Newspaper article The Florida Times Union

Legislators Nearing Insurance Answers; Risk to Industry and Taxpayers Still an Issue

Newspaper article The Florida Times Union

Legislators Nearing Insurance Answers; Risk to Industry and Taxpayers Still an Issue

Article excerpt


TALLAHASSEE - A rare weekend at work brought the Legislature a near-breakthrough on solutions to Florida's insurance crisis Saturday, as lawmakers prepared to expand the government's role - and risk - in safeguarding properties.

A core group of 30 lawmakers donned jeans, clutched coffee cups and rolled up their sleeves for a full day of horse-trading between the House and Senate. The Legislature has been holding a weeklong special session on the insurance quandary created by the 2004 and 2005 hurricanes, with talks taken over by top negotiators in recent days.

Both chambers are scheduled to reconvene Monday to consider final approval. Gov. Charlie Crist has ultimate approval authority because his signature is required on the Legislature's finished product.

As of late Saturday, the only outstanding issue appeared to be how much risk taxpayers should shoulder for catastrophic hurricane costs. While legislators agree on that goal, they differ on how to structure a complicated fund that will give the industry stability on how much risk it is exposed to. For now, that issue has been left to House Speaker Marco Rubio and Senate President Ken Pruitt to work out.

"There's no such thing as a free roof, and you've got 160 people trying to figure out how to pay for one," said House Democratic Leader Dan Gelber, D-Miami Beach. "The issue also has everything to do with how much risk the state takes on, which is why it's been so hard to resolve."

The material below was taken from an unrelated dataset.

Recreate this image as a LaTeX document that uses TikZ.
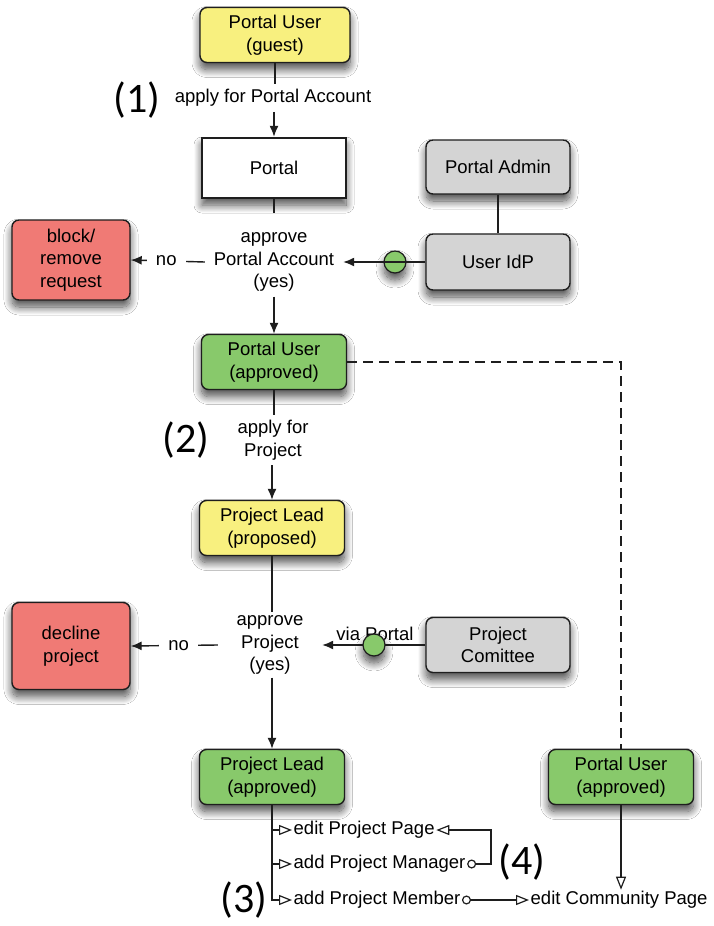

Currently, when catastrophic costs occur, the industry is liable for the first $6 billion in losses, then the state covers losses up to a damage cap of $16 billion. Insurers use the state-backed funds as a way to offer lower rates through less risk.

Saturday produced consensus on expanding Citizens Property Insurance Corp., the state-run insurer of last resort that covers 1.3 million high-risk, mostly-coastal properties against wind damage, by allowing it to write multi-peril policies such as fire, theft and liability coverage. That would put the government-run company directly up against private insurers, which the industry firmly opposes, but lawmakers say the company should be able to subsidize its losses.

"I want Citizens to be able to hold its own. That's all," said Bill Posey, chairman of the Senate Banking and Insurance Committee. "I don't expect them to be a big money-maker. But I don't want them to bleed tax dollars, either. …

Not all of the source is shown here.